The Fairfax press say the improbable Gore-Palmer play was a win for alarmists. The Australian calls it for skeptics and says Gore is a fool. I’m not calling anything until I see the fine print. Palmer says he’s met P.M. Abbott and he was ‘encouraged’ by his climate plan.
The only thing I can say for sure is that the science of CO2 is irrelevant to both Gore and Palmer. Everything else is a paradox. We’re not being told everything.
It seems now that Palmer’s amendments to repealing the carbon tax do not include an Emissions Trading Scheme (even the Fairfax press agrees). That makes it look like a skeptic win, but keeping the $10b Clean Energy Finance Corporation is a win for Gore, and so is keeping the RET (Renewable Energy Target) and the Climate Change Authority — it’s another government funded advertising unit for the carbon scare campaign. The more patrons who are dependent on the carbon-subsidies, the more pro-carbon lobbyists there are. And they lobby like their livelihood depends on it — because they have nothing if the government policies don’t prop up their pretend free market.
Why would Gore have any interest in standing next to Clive-Palmer-the-coal-magnate as he axes Australia’s carbon tax? Some suggest Gore was paid for the event, but the man got $100m from Big-Qatari-Oil selling his TV Channel — even a few million to be there yesterday (and we don’t know he got anything) would not make it worth his while. I don’t think Gore was here for anything bar the big game. He wants a global trading scheme (which might be worth more than the global oil market — we’re talking a $2T annual turnover). The rest is little biccies. A million here, a million there, so what? And Gore sheds no tears over the death of the coalition’s Direct Action Plan, because it was never really about actually reducing carbon emissions, was it? It’s about keeping Green Gravy flowing and window dressing.
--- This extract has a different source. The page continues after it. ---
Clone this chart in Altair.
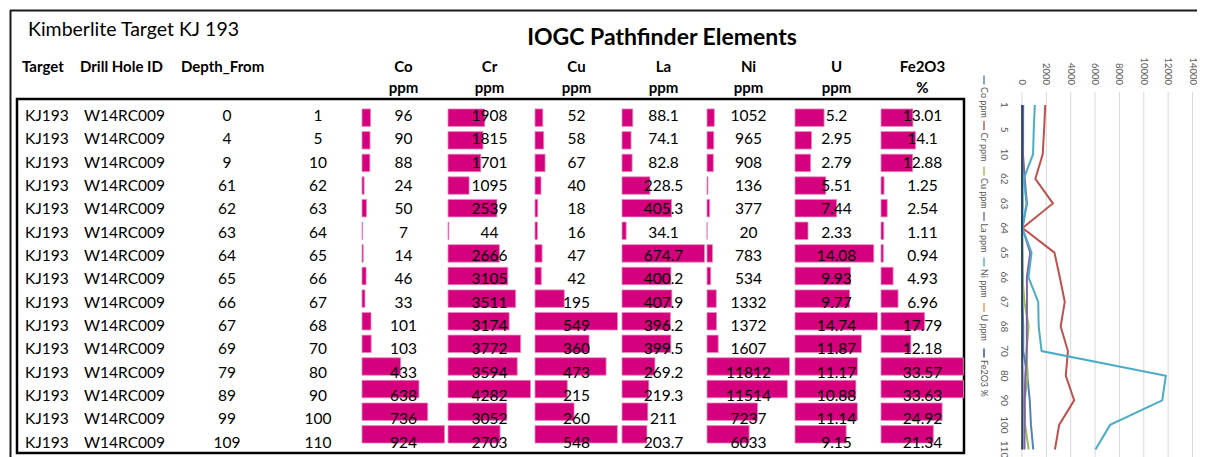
import altair as alt
import pandas as pd

# ---------------- data ----------------
TITLE_LEFT = "Kimberlite Target KJ 193"
TITLE_MAIN = "IOGC Pathfinder Elements"
HEAD_LEFT = ["Target", "Drill Hole ID", "Depth_From"]
ELEMENTS = ["Co", "Cr", "Cu", "La", "Ni", "U", "Fe2O3"]
UNITS = ["ppm", "ppm", "ppm", "ppm", "ppm", "ppm", "%"]
SERIES = ["Co ppm", "Cr ppm", "Cu ppm", "La ppm", "Ni ppm", "U ppm", "Fe2O3 %"]
SERIES_COLORS = ["#4F81BD", "#C0504D", "#9BBB59", "#8064A2", "#4BACC6", "#F79646", "#1F497D"]

target = ["KJ193"] * 15
hole = ["W14RC009"] * 15
depth_from = [0, 4, 9, 61, 62, 63, 64, 65, 66, 67, 69, 79, 89, 99, 109]
depth_to = [1, 5, 10, 62, 63, 64, 65, 66, 67, 68, 70, 80, 90, 100, 110]
co = [96, 90, 88, 24, 50, 7, 14, 46, 33, 101, 103, 433, 638, 736, 924]
cr = [1908, 1815, 1701, 1095, 2539, 44, 2666, 3105, 3511, 3174, 3772, 3594, 4282, 3052, 2703]
cu = [52, 58, 67, 40, 18, 16, 47, 42, 195, 549, 360, 473, 215, 260, 548]
la = [88.1, 74.1, 82.8, 228.5, 405.3, 34.1, 674.7, 400.2, 407.9, 396.2, 399.5, 269.2, 219.3, 211, 203.7]
ni = [1052, 965, 908, 136, 377, 20, 783, 534, 1332, 1372, 1607, 11812, 11514, 7237, 6033]
u = [5.2, 2.95, 2.79, 5.51, 7.44, 2.33, 14.08, 9.93, 9.77, 14.74, 11.87, 11.17, 10.88, 11.14, 9.15]
fe2o3 = [13.01, 14.1, 12.88, 1.25, 2.54, 1.11, 0.94, 4.93, 6.96, 17.79, 12.18, 33.57, 33.63, 24.92, 21.34]
VALUE_TICKS = [0, 2000, 4000, 6000, 8000, 10000, 12000, 14000]

VALUES = {"Co": co, "Cr": cr, "Cu": cu, "La": la, "Ni": ni, "U": u, "Fe2O3": fe2o3}


def fmt(v):
    return f"{v:g}"


n = len(target)
table = pd.DataFrame({
    "row": list(range(n)),
    "target": target,
    "hole": hole,
    "dfrom": [str(v) for v in depth_from],
    "dto": [str(v) for v in depth_to],
})
for e in ELEMENTS:
    table[e] = VALUES[e]
    table[e + "_lbl"] = [fmt(v) for v in VALUES[e]]

one = pd.DataFrame({"k": [0]})

# ---------------- layout (page pixels -> chart pixels) ----------------
W, H = 1189, 449


def X(px):
    return px - 8


def Y(py):
    return py - 8


FONT = "Lato"
MAGENTA = "#D5007D"
ROW_Y = alt.Scale(domain=[0, n - 1], range=[Y(116), Y(116 + 23.33 * (n - 1))], nice=False, zero=False)
yrow = alt.Y("row:Q", scale=ROW_Y, axis=None)
BAR_START = [362, 448, 535, 622, 707, 795, 881]
BAR_W = 82.5

L = []

# outer frame
L.append(alt.Chart(one).mark_rule(color="#1a1a1a", strokeWidth=2).encode(
    x=alt.value(X(10)), x2=alt.value(W + 5), y=alt.value(Y(10.5)), y2=alt.value(Y(10.5))))
L.append(alt.Chart(one).mark_rule(color="#1a1a1a", strokeWidth=2).encode(
    x=alt.value(X(10.5)), x2=alt.value(X(10.5)), y=alt.value(Y(10)), y2=alt.value(H + 5)))
# table box
L.append(alt.Chart(one).mark_rect(fillOpacity=0, stroke="#000000", strokeWidth=2.5).encode(
    x=alt.value(X(17)), x2=alt.value(X(964)), y=alt.value(Y(99)), y2=alt.value(Y(453))))

# titles
L.append(alt.Chart(one).mark_text(font=FONT, fontSize=19.5, align="left", baseline="middle", color="#000").encode(
    x=alt.value(X(28)), y=alt.value(Y(30)), text=alt.value(TITLE_LEFT)))
L.append(alt.Chart(one).mark_text(font=FONT, fontSize=23, fontWeight="bold", align="center", baseline="middle", color="#000").encode(
    x=alt.value(X(662)), y=alt.value(Y(38)), text=alt.value(TITLE_MAIN)))

# left headers
for name, xpos in zip(HEAD_LEFT, [22, 80, 181]):
    L.append(alt.Chart(one).mark_text(font=FONT, fontSize=15, fontWeight="bold", align="left", baseline="middle", color="#000").encode(
        x=alt.value(X(xpos)), y=alt.value(Y(67)), text=alt.value(name)))

# left text columns
for field, xpos, al in [("target", 25, "left"), ("hole", 84, "left"), ("dfrom", 227, "center"), ("dto", 318, "center")]:
    L.append(alt.Chart(table).mark_text(font=FONT, fontSize=15.5, align=al, baseline="middle", color="#000").encode(
        x=alt.value(X(xpos)), y=yrow, text=f"{field}:N"))

# element columns: data bars + values
for i, e in enumerate(ELEMENTS):
    s = BAR_START[i]
    c = s + 41.5
    sc = alt.Scale(domain=[0, max(VALUES[e])], range=[X(s), X(s) + BAR_W], nice=False, zero=True)
    L.append(alt.Chart(table).mark_bar(orient="horizontal", size=17.5, yOffset=-3.3, color=MAGENTA,
                                       stroke="#E58BBE", strokeWidth=0.8).encode(
        x=alt.X(f"{e}:Q", scale=sc, axis=None), y=yrow))
    L.append(alt.Chart(table).mark_text(font=FONT, fontSize=15.5, align="center", baseline="middle", color="#000").encode(
        x=alt.value(X(c)), y=yrow, text=f"{e}_lbl:N"))
    L.append(alt.Chart(one).mark_text(font=FONT, fontSize=15, fontWeight="bold", align="center", baseline="middle", color="#000").encode(
        x=alt.value(X(c)), y=alt.value(Y(67)), text=alt.value(e)))
    L.append(alt.Chart(one).mark_text(font=FONT, fontSize=15, fontWeight="bold", align="center", baseline="middle", color="#000").encode(
        x=alt.value(X(c)), y=alt.value(Y(88)), text=alt.value(UNITS[i])))

# ---------------- rotated line chart ----------------
VAL_SC = alt.Scale(domain=[0, 14000], range=[X(1022), X(1192.5)], nice=False, zero=False)
CAT_SC = alt.Scale(domain=[0, n - 1], range=[Y(105), Y(449.5)], nice=False, zero=False)
ticks = pd.DataFrame({"v": VALUE_TICKS, "lbl": [str(t) for t in VALUE_TICKS]})

L.append(alt.Chart(ticks).mark_rule(color="#D9D9D9", strokeWidth=1).encode(
    x=alt.X("v:Q", scale=VAL_SC, axis=None), y=alt.value(Y(92)), y2=alt.value(H + 5)))
L.append(alt.Chart(ticks).mark_text(font=FONT, fontSize=9.5, angle=90, align="right", baseline="middle", color="#595959").encode(
    x=alt.X("v:Q", scale=VAL_SC, axis=None), y=alt.value(Y(85)), text="lbl:N"))
L.append(alt.Chart(table).mark_text(font=FONT, fontSize=10, angle=90, align="center", baseline="middle", color="#595959").encode(
    x=alt.value(X(1004)), y=alt.Y("row:Q", scale=CAT_SC, axis=None), text="dto:N"))

for e, sname, col in zip(ELEMENTS, SERIES, SERIES_COLORS):
    d = pd.DataFrame({"row": list(range(n)), "value": VALUES[e]})
    L.append(alt.Chart(d).mark_line(color=col, strokeWidth=2).encode(
        x=alt.X("value:Q", scale=VAL_SC, axis=None),
        y=alt.Y("row:Q", scale=CAT_SC, axis=None),
        order="row:Q"))

leg = pd.DataFrame({"idx": list(range(len(SERIES))), "series": SERIES})
LEG_SYM = alt.Scale(domain=[0, len(SERIES) - 1], range=[Y(80), Y(353)], nice=False, zero=False)
LEG_TXT = alt.Scale(domain=[0, len(SERIES) - 1], range=[Y(87), Y(360)], nice=False, zero=False)
L.append(alt.Chart(leg).mark_tick(orient="vertical", size=9, thickness=2).encode(
    x=alt.value(X(984)), y=alt.Y("idx:Q", scale=LEG_SYM, axis=None),
    color=alt.Color("series:N", scale=alt.Scale(domain=SERIES, range=SERIES_COLORS), legend=None)))
L.append(alt.Chart(leg).mark_text(font=FONT, fontSize=9, angle=90, align="left", baseline="middle", color="#595959").encode(
    x=alt.value(X(984)), y=alt.Y("idx:Q", scale=LEG_TXT, axis=None), text="series:N"))

chart = alt.layer(*L).resolve_scale(x="independent", y="independent", color="independent").properties(
    width=W, height=H, padding=0, autosize=alt.AutoSizeParams(type="none")
).configure_view(stroke=None)

chart.save("out.html", embed_options={"renderer": "svg", "actions": False})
More inexplicable is what Palmer gains from standing next to Gore. Part of Palmer’s appeal at the last election was that he wouldn’t support “carbon action” of any kind. Palmer, surely, is not aiming to win semi-Green voters to his voter base? Clive risks burning off more voters than he gains. This is not about the environment, and it’s not about voters, so what is it about?
Gore’s motivations seem easier to understand than Palmer’s. The election of Tony Abbott on a blood oath to get rid of the carbon tax is a devastating break in the global PR story about the so-called rise of “carbon trading”. It popped the bubble — and it’s no accident Gore is here just before it goes to the new Senate. He wants to limit that damage and rescue the narrative that a global carbon scheme is inevitable. It’s all about momentum, or rather the semblance of such. Gore wants to go to Paris in 2015 being able to say “Australia wants carbon trading”. Perhaps he can finangle weak agreements from all the countries named, which each nation thinks is never going to happen, then present them as a fait accompli at the UNFCCC and embarrass them into meeting their agreements?
The latest developments are that Senator Nick Xenophon is leaning on two of Palmer’s senators — Ricky Muir and Jackie Lambie — to support the Coalition’s Direct Action plan. A political consultant of Muir says he hasn’t decided. Lambie says “no way” to Xenophon’s suggestion.